> Les numéros > Scumgrrrls N° 4 - Automne / Fall 2003

La mort de Marie Trintignant

Nous avons toutes été choquées de la mort de Marie Trintignant. Sans de l’espace doute, il faut le reconnaître, parce qu’il s’agit d’une actrice, d’une « star  », et pas seulement d’une femme ordinaire. Mais aussi et surtout parce qu’il s’agit d’une femme, une de plus, morte sous les coups d’un homme, victime de ce qu’on appelle avec beaucoup de pudeur la « violence conjugale  », comme si elle était neutre et impliquait identiquement les deux membres du couple, de la conjugalité.

Bien sûr on parlera plus de Marie Trintignant que des milliers de femmes qui, dans le monde, chaque année, succombent des suites des blessures, brûlures, coups, que leur ont infligés les hommes, maris, pères, frères, qui se croyaient leurs maîtres.
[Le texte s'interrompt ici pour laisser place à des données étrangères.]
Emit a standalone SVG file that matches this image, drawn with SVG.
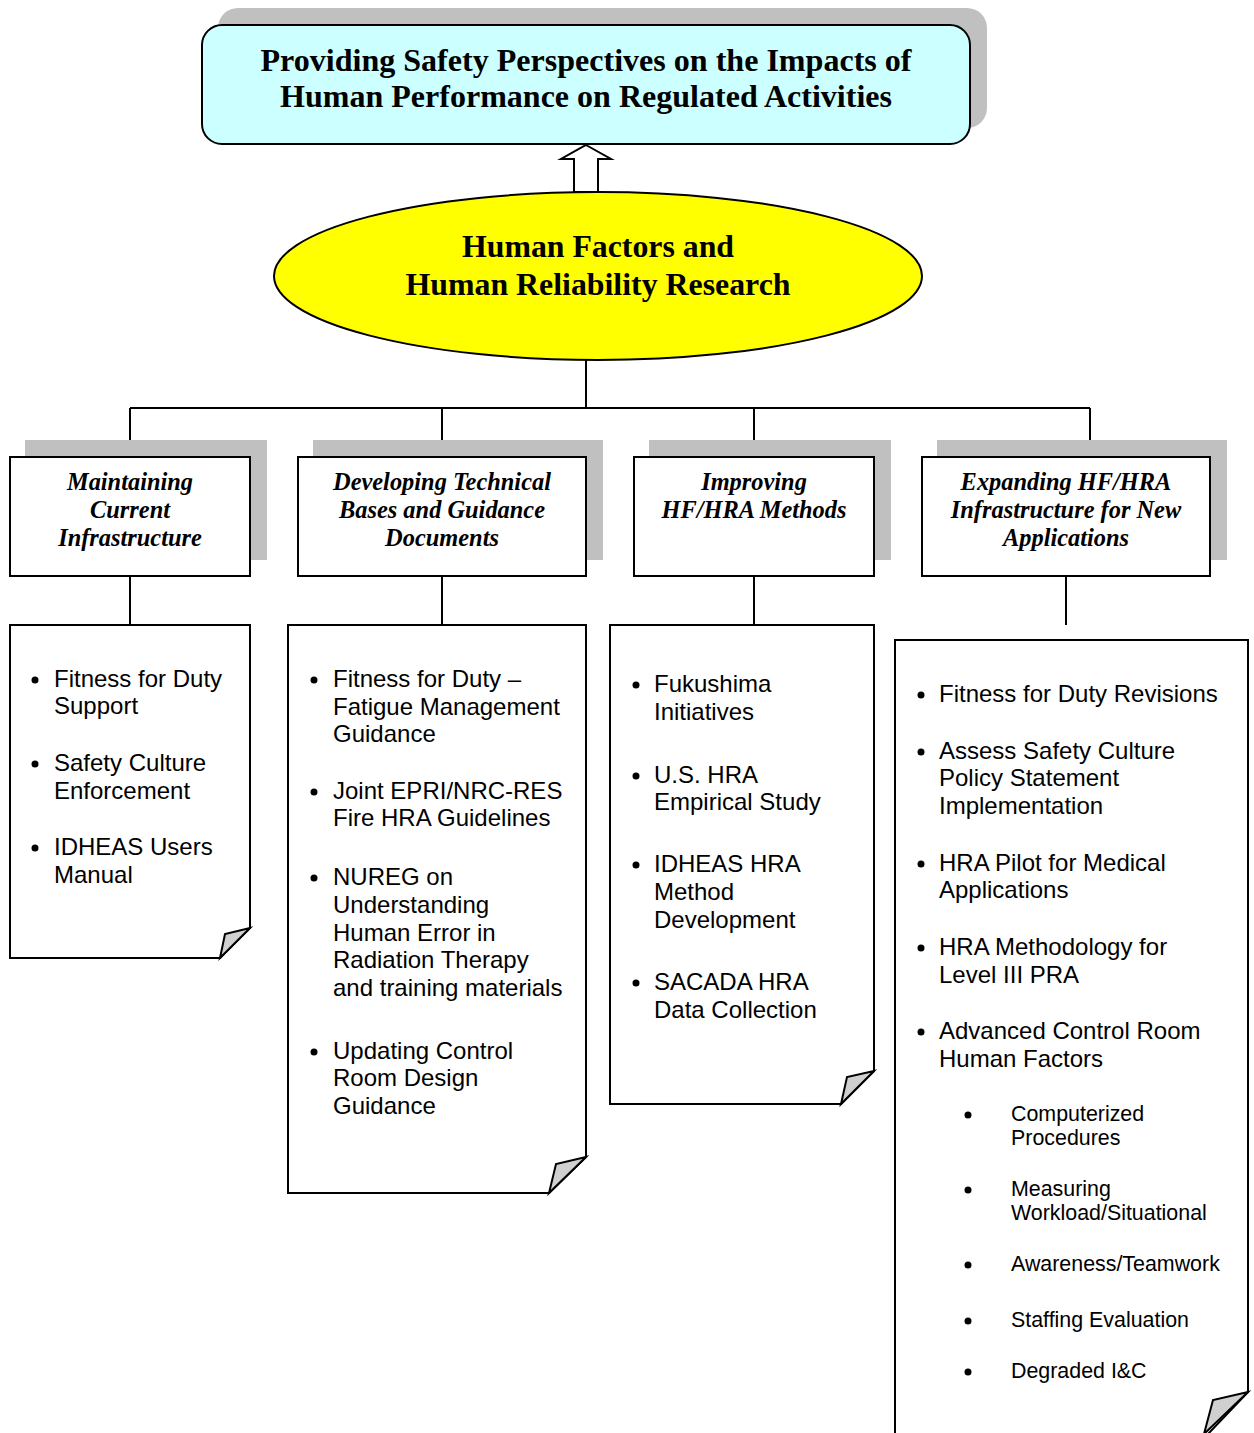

Nous sommes toujours dans la société du spectacle… Mais peut-être ce drame incitera-t-il les médias à parler davantage de cette violence inadmissible et les politiques à prendre des mesures. Je ne suis pourtant pas rassurée par le ton qu’ont pris les médias autour de cet événement. Si ce n’est France Inter qui, à l’annonce de la mort de l’actrice, a rappelé les 400 mortes annuelles en France et a donné la parole à une association luttant contre cette violence, le reste de la presse en fait un simple fait divers, qui n’aurait d’intérêt qu’en fonction de la personnalité de ses acteurs. Le plus choquant vient du quotidien Libération qui a lancé un forum de discussion sur son site Internet. Il est intitulé : « Trintignant, Cantat : dites-nous votre peine ». Deux noms de famille accolés, presque en équilibre : la victime et le bourreau seraient-ils égaux ? Toutes deux victimes ? Le chanteur violent mérite-t-il notre peine de la même manière que sa compagne ? L’absence des prénoms permet aussi de soustraire le sexe de la victime et celui de son agresseur. Cela en devient juste un choc de personnalités.

Dans un édito du premier août dans Libération, A. De Baecque renchérit. Il parle d’un homme qui « voit sa vie détruite par un geste de folie » ; plus loin de « l’amour qui rend fou ». Si la mort d’une femme n’est qu’une folie, incontrôlable et pour laquelle on n’aurait aucune responsabilité, à quoi sert-il encore de rattacher la violence contre les femmes au machisme de notre société ? L’éditorial dit également qu’un « drame intime se transforme en cauchemar collectif ». Un « drame intime » renvoie la violence conjugale à la sphère privée, celle à laquelle il ne faut pas toucher, dans laquelle il ne faut pas intervenir, alors que les féministes ont eu tant de mal à sortir cette violence contre les femmes et celle contre les enfants de la sphère privée pour l’amener sur la sphère publique. « Cauchemar collectif » :mais ce n’est pas un rêve, l’on n’a pas envie de se réveiller, on est réveillées et on veut le rester. Seule la famille de l’actrice peut souhaiter que tout cela n’ait pas eu lieu. La société doit tenir compte de cette réalité et tenter d’y remédier. Il aurait plutôt fallu dire qu’un « drame collectif se transforme en un cauchemar intime »…

Dans les semaines qui ont suivi, il semble que certains médias n’aient plus aucune retenue. C’est toujours la version de l’amour intense qui retient le plus l’attention. De nombreux médias insistent sur cet amour passion ( ?) qui semblait lier les deux artistes. Sur beaucoup de couvertures, on peut lire « Un drame de l’amour » ou autres niaiseries, souvent avec une photo de Marie Trintignant et une plus petite photo du chanteur en pleurs (TéléMoustique par exemple). Comme si l’assassin pleurait la victime et qu’il fallait le plaindre. Le journal Gala a même parlé de « cette violence propre aux artistes »… Un petit soulagement en septembre grâce à une longue interview de Lio dans Victor, le supplément du Soir. Elle remet les choses en place, s’énerve contre les médias tels que Gala ou Libé, et condamne sans complaisance toute tentative de faire passer cette violence inacceptable pour une conséquence malheureuse d’un « amour trop passionnel ».